We also have to shout out the legislative staffers working tirelessly to support the quorum break, many of whom don’t know if they’ll be getting a paycheck come September. Y’all deserve so much better than Dictator Abbott.
And of course, none of this would be possible without the tireless efforts of voting rights advocates over the last few months.
During the first weekend of the special session, more than 300 Texans showed up at the Capitol to testify against voter suppression legislation, some waiting until 6 in the morning the next day just to make their voices heard. Without that advocacy, Texas Dems wouldn’t have the support that they need to make the quorum happen, and those voices will be the ones to flip Texas blue next year.
What happens next?
It’s no accident that Texas Dems chose D.C. as the destination for their historic quorum break. Their efforts stopped voter suppression in Texas for now, but we need Congress to take action to protect our democracy for good.

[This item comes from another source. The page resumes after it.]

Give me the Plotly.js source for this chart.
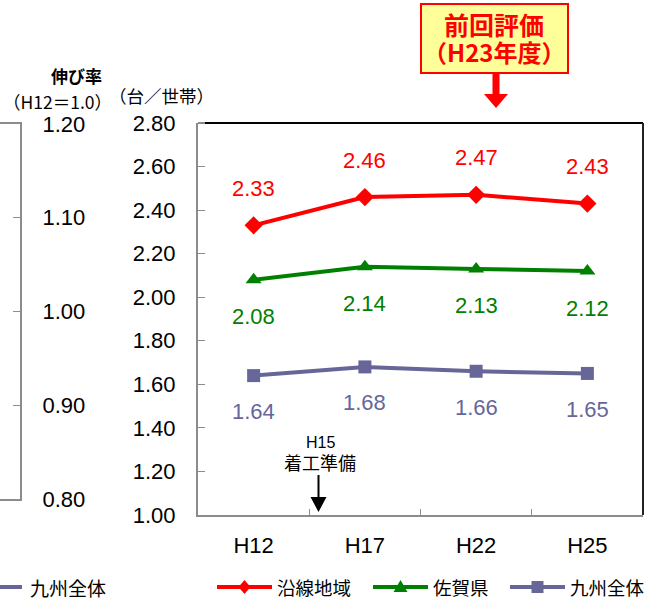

The ‘For the People Act’ and the ‘John Lewis Voting Rights Act’ are two bills with the potential to transform our democracy into one that works for all. But in order to pass them, we need Congressional Democrats to eliminate the filibuster and get to work protecting our vote.
The stakes couldn’t be higher, and democracy is on the line. Texas Democrats boldly did what was needed to stop voter suppression. It’s time for Congress to do the same.